Dans le cadre de l'agrandissement de son réseau de distribution, le Mali est en train de construire un "Centre national de conduite". Qu'est-ce qu'un tel Centre ? Koné explique: "Si vous êtes interconnecté avec le Togo, le Ghana, la Côte d'Ivoire, le Bénin, le Nigéria, vous allez vers un marché de l'électricité. Le climat n'étant pas le même dans ces pays, l'un d'eux peut avoir, à un moment donné, de l'électricité à vendre à bon prix. Le centre national de conduite est un lieu de gestion des flux d'électricité qui viennent des pays cités plus haut ; il permet de vendre de l'électricité peu chère".

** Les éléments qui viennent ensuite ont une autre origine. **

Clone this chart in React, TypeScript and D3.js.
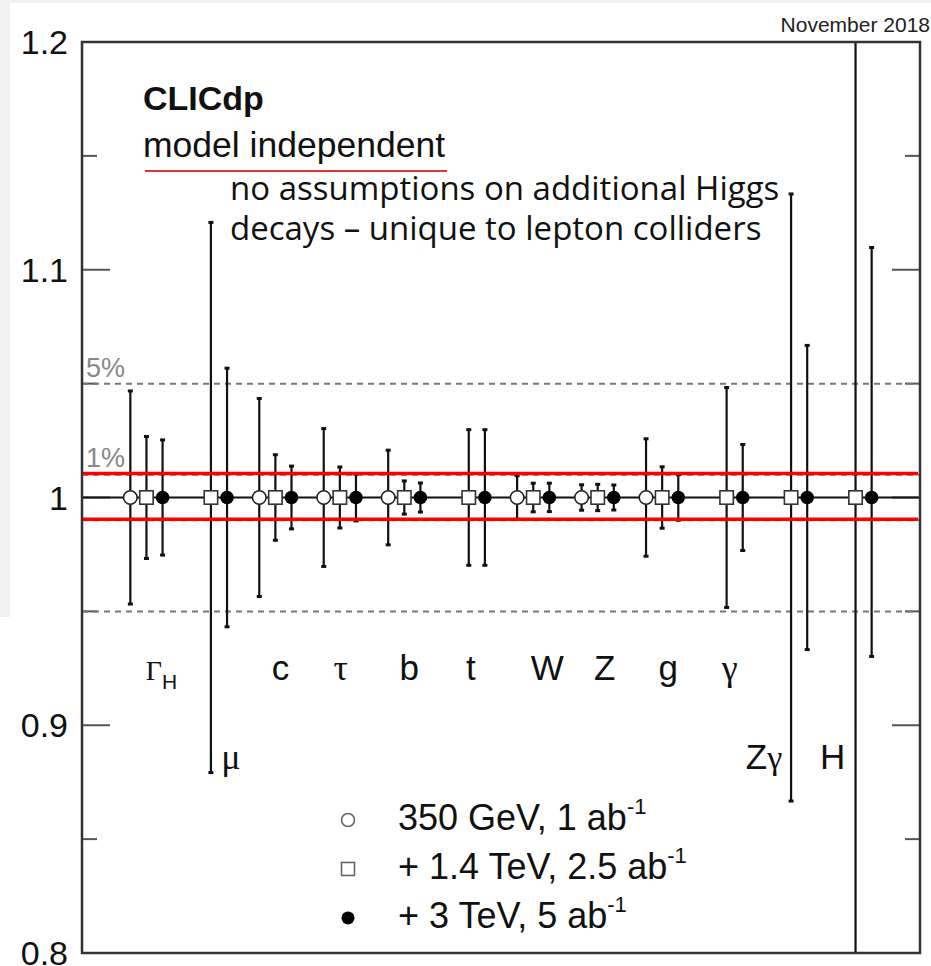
import React from 'react';
import * as d3 from 'd3';

// couplings, all normalised to 1
const categories = ['ΓH', 'μ', 'c', 'τ', 'b', 't', 'W', 'Z', 'g', 'γ', 'Zγ', 'H'];
const centralValues = [1, 1, 1, 1, 1, 1, 1, 1, 1, 1, 1, 1];

// relative uncertainties per stage (null = not measured at that stage)
const err350 = [0.047, null, 0.0437, 0.0305, 0.021, null, 0.0098, 0.0058, 0.026, null, null, null];
const err1400 = [0.027, 0.121, 0.019, 0.0136, 0.0075, 0.030, 0.0065, 0.006, 0.0137, 0.0485, 0.1335, 1.0];
const err3000Up = [0.0255, 0.057, 0.014, 0.0105, 0.0066, 0.030, 0.0065, 0.0057, 0.0102, 0.0235, 0.067, 0.110];
const err3000Down = [0.0255, 0.057, 0.014, 0.0105, 0.0066, 0.030, 0.0064, 0.0057, 0.0102, 0.0235, 0.067, 0.070];

const yTicks = [0.8, 0.9, 1.0, 1.1, 1.2];
const yTickLabels = ['0.8', '0.9', '1', '1.1', '1.2'];
const yMinorTicks = [0.85, 0.95, 1.05, 1.15];
const dashedLevels = [1.05, 1.01, 0.99, 0.95];
const redLevels = [1.0105, 0.9905];

const legendLabels = ['350 GeV, 1 ab', '+ 1.4 TeV, 2.5 ab', '+ 3 TeV, 5 ab'];

// label layout (pixel nudges from the category centre, and which row)
const labelDx = [15, 20, 5, 1, 5, 2, 14, 7, 6, 3, -27, -23];
const labelRow = [0, 1, 0, 0, 0, 0, 0, 0, 0, 0, 1, 1];

const W = 931;
const H = 966;
const left = 82, right = 920, top = 42, bottom = 953;
const SANS = '"Liberation Sans", Arial, Helvetica, sans-serif';
const SERIF = '"Liberation Serif", "DejaVu Serif", serif';

const x = d3.scaleLinear().domain([0, categories.length + 1]).range([left, right]);
const y = d3.scaleLinear().domain([0.8, 1.2]).range([bottom, top]);

const stageOffset = [-0.25, 0, 0.25];

const ErrorBar: React.FC<{ cx: number; v: number; up: number; down: number }> = ({ cx, v, up, down }) => {
  const y1 = y(v + up);
  const y2 = y(v - down);
  return (
    <g>
      <line x1={cx} x2={cx} y1={y1} y2={y2} stroke="#111" strokeWidth={2.2} />
      <rect x={cx - 2.5} y={y1 - 1} width={5} height={3} fill="#111" />
      <rect x={cx - 2.5} y={y2 - 2} width={5} height={3} fill="#111" />
    </g>
  );
};

const CatLabel: React.FC<{ name: string; cx: number; cy: number }> = ({ name, cx, cy }) => {
  if (name === 'ΓH') {
    return (
      <text x={cx} y={cy} textAnchor="middle" fill="#111">
        <tspan fontFamily={SERIF} fontSize={28}>Γ</tspan>
        <tspan fontFamily={SANS} fontSize={21} dy={9}>H</tspan>
      </text>
    );
  }
  if (name === 'Zγ') {
    return (
      <text x={cx} y={cy} textAnchor="middle" fill="#111">
        <tspan fontFamily={SANS} fontSize={35}>Z</tspan>
        <tspan fontFamily={SERIF} fontSize={34}>γ</tspan>
      </text>
    );
  }
  const greek = ['μ', 'τ', 'γ'].includes(name);
  return (
    <text x={cx} y={cy} textAnchor="middle" fill="#111"
      fontFamily={greek ? SERIF : SANS} fontSize={greek ? 36 : 35}>
      {name}
    </text>
  );
};

export default function App() {
  const legendY = [0.8584, 0.8369, 0.8154];
  return (
    <svg width={W} height={H} style={{ display: 'block', position: 'absolute', left: 0, top: 0 }}>
      <rect width={W} height={H} fill="#fff" />
      <rect x={0} y={0} width={10} height={617} fill="#f1f1f1" />
      <rect x={0} y={0} width={W} height={3} fill="#f1f1f1" />
      <defs>
        <clipPath id="plot">
          <rect x={left} y={top} width={right - left} height={bottom - top} />
        </clipPath>
      </defs>

      <text x={930} y={32} textAnchor="end" fontFamily={SANS} fontSize={21} fill="#222">November 2018</text>

      {/* y axis ticks, both sides */}
      {yTicks.map((t, i) => (
        <g key={'t' + i}>
          <line x1={left} x2={left + 28} y1={y(t)} y2={y(t)} stroke="#555" strokeWidth={2} />
          <line x1={right - 28} x2={right} y1={y(t)} y2={y(t)} stroke="#555" strokeWidth={2} />
          <text x={68} y={y(t) + 12} textAnchor="end" fontFamily={SANS} fontSize={34} fill="#111">
            {yTickLabels[i]}
          </text>
        </g>
      ))}
      {yMinorTicks.map((t, i) => (
        <g key={'m' + i}>
          <line x1={left} x2={left + 15} y1={y(t)} y2={y(t)} stroke="#555" strokeWidth={2} />
          <line x1={right - 15} x2={right} y1={y(t)} y2={y(t)} stroke="#555" strokeWidth={2} />
        </g>
      ))}

      {/* reference lines */}
      {dashedLevels.map((l, i) => (
        <line key={'d' + i} x1={left} x2={right} y1={y(l)} y2={y(l)}
          stroke="#777" strokeWidth={2} strokeDasharray="6,5" />
      ))}
      <text x={86} y={377} fontFamily={SANS} fontSize={27} fill="#888">5%</text>
      <text x={86} y={467} fontFamily={SANS} fontSize={27} fill="#888">1%</text>
      <line x1={left} x2={right} y1={y(1)} y2={y(1)} stroke="#111" strokeWidth={2} />

      {/* error bars */}
      <g clipPath="url(#plot)">
        {categories.map((c, i) => {
          const v = centralValues[i];
          return (
            <g key={c}>
              {err350[i] != null && (
                <ErrorBar cx={x(i + 1 + stageOffset[0])} v={v} up={err350[i] as number} down={err350[i] as number} />
              )}
              {err1400[i] != null && (
                <ErrorBar cx={x(i + 1 + stageOffset[1])} v={v} up={err1400[i] as number} down={err1400[i] as number} />
              )}
              <ErrorBar cx={x(i + 1 + stageOffset[2])} v={v} up={err3000Up[i]} down={err3000Down[i]} />
            </g>
          );
        })}
      </g>

      {redLevels.map((l, i) => (
        <line key={'r' + i} x1={left} x2={right - 2} y1={y(l)} y2={y(l)} stroke="#f00" strokeWidth={3.5} />
      ))}

      {/* markers */}
      {categories.map((c, i) => {
        const v = centralValues[i];
        return (
          <g key={'mk' + c}>
            {err350[i] != null && (
              <circle cx={x(i + 1 + stageOffset[0])} cy={y(v)} r={6.8} fill="#fff" stroke="#222" strokeWidth={1.6} />
            )}
            {err1400[i] != null && (
              <rect x={x(i + 1 + stageOffset[1]) - 6.7} y={y(v) - 6.7} width={13.4} height={13.4}
                fill="#fff" stroke="#333" strokeWidth={1.6} />
            )}
            <circle cx={x(i + 1 + stageOffset[2])} cy={y(v)} r={6.8} fill="#000" />
          </g>
        );
      })}

      {/* category labels */}
      {categories.map((c, i) => (
        <CatLabel key={'l' + c} name={c} cx={x(i + 1) + labelDx[i]} cy={labelRow[i] === 0 ? 680 : 769} />
      ))}

      {/* frame */}
      <rect x={left} y={top} width={right - left} height={bottom - top} fill="none" stroke="#333" strokeWidth={2.5} />

      {/* annotations */}
      <text x={143} y={110} fontFamily={SANS} fontWeight="bold" fontSize={34} fill="#111">CLICdp</text>
      <text x={143} y={157} fontFamily={SANS} fontSize={35.5} fill="#111">model independent</text>
      <line x1={145} x2={447} y1={171} y2={171} stroke="#d33" strokeWidth={2} />
      <text x={230} y={200} fontFamily={'"Open Sans", sans-serif'} fontSize={33} fill="#111">
        no assumptions on additional Higgs
      </text>
      <text x={230} y={240} fontFamily={'"Open Sans", sans-serif'} fontSize={33} fill="#111">
        decays – unique to lepton colliders
      </text>

      {/* legend */}
      {legendLabels.map((lab, i) => {
        const cy = y(legendY[i]);
        return (
          <g key={'lg' + i}>
            {i === 0 && <circle cx={348} cy={cy} r={6.5} fill="#fff" stroke="#666" strokeWidth={1.6} />}
            {i === 1 && <rect x={341.5} y={cy - 6.5} width={13} height={13} fill="#fff" stroke="#666" strokeWidth={1.6} />}
            {i === 2 && <circle cx={348} cy={cy} r={6.5} fill="#000" />}
            <text x={398} y={cy + 10} fontFamily={SANS} fontSize={36} fill="#111">
              {lab}
              <tspan fontSize={22} dy={-16}>-1</tspan>
            </text>
          </g>
        );
      })}
    </svg>
  );
}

Quant au coût des investissements projetés, il est lourd. L'interconnexion Sikasso-Bougouni-Bamako, dans le cadre du "projet de la boucle du golfe de Guinée ", va coûter à EDM et à son partenaire indien 143 millions de dollars (environ 820 milliards de FCFA). Un autre projet visant à développer la consommation électrique à Sikasso, Bamako, Kati et Koutiala sera financé par la Banque Mondiale à hauteur de 60 milliards de FCFA.
Difficultés
EDM SA souffre du coût élevé de la production de l'électricité. Le fait que le Mali consomme beaucoup d'énergie thermique, c'est-à-dire de l'électricité produite à partir de groupes électrogènes fonctionnant aux hydrocarbures, plombe les comptes de la société car le pays n'est pas producteur d'hydrocarbures. " Le poste de dépenses le plus grand d'EDM SA est celui de l'achat du combustible. La société y investit plus de 75 milliards de FCFA chaque année", nous révèle Koné. EDM SA, pour réduire ses coûts, organise sa migration vers le fuel lourd, moins cher que le gasoil et ressemble au goudron. EDM utilise aussi de plus en plus les énergies renouvelables à Bankas, Ouélessebougou, Koro, Tominian et, bientôt, à Nara et Diéma. "Dans ces localités, nous avons des centrales hybrides qui fonctionnent, le jour, grâce au soleil et, la nuit, grâce aux groupes électrogènes ", nous apprend Tiona. A défaut de pouvoir réduire le prix à la consommation, la diversification des combustibles permet au moins d'éviter la hausse des prix.
Séparation des secteurs eau et électricité
Quant à la séparation des secteurs eau et électricité, notre interlocuteur estime qu'EDM ne s'en plaint pas. L'eau bénéficie, pour son exploitation, de beaucoup de subventions; l'électricité étant un produit marchand, il fallait la séparer de l'eau pour ne pas handicaper le secteur eau. "Tant qu'on était ensemble, on ne pouvait pas avoir certains financements pour l'eau", relate Koné.
Consommation de l'Etat
Koné estime que contrairement à ce que beaucoup pensent, l'Etat est l'un des meilleurs clients d'EDM SA. Selon lui, l'Etat paie ses factures par trimestre. "La facture d'électricité de l'Etat avoisine les 15 milliards par an, ajoute Koné. Mais le budget que l'Etat prévoit pour payer ses factures est toujours insuffisant, en raison des gaspillages constatés dans beaucoup de services.".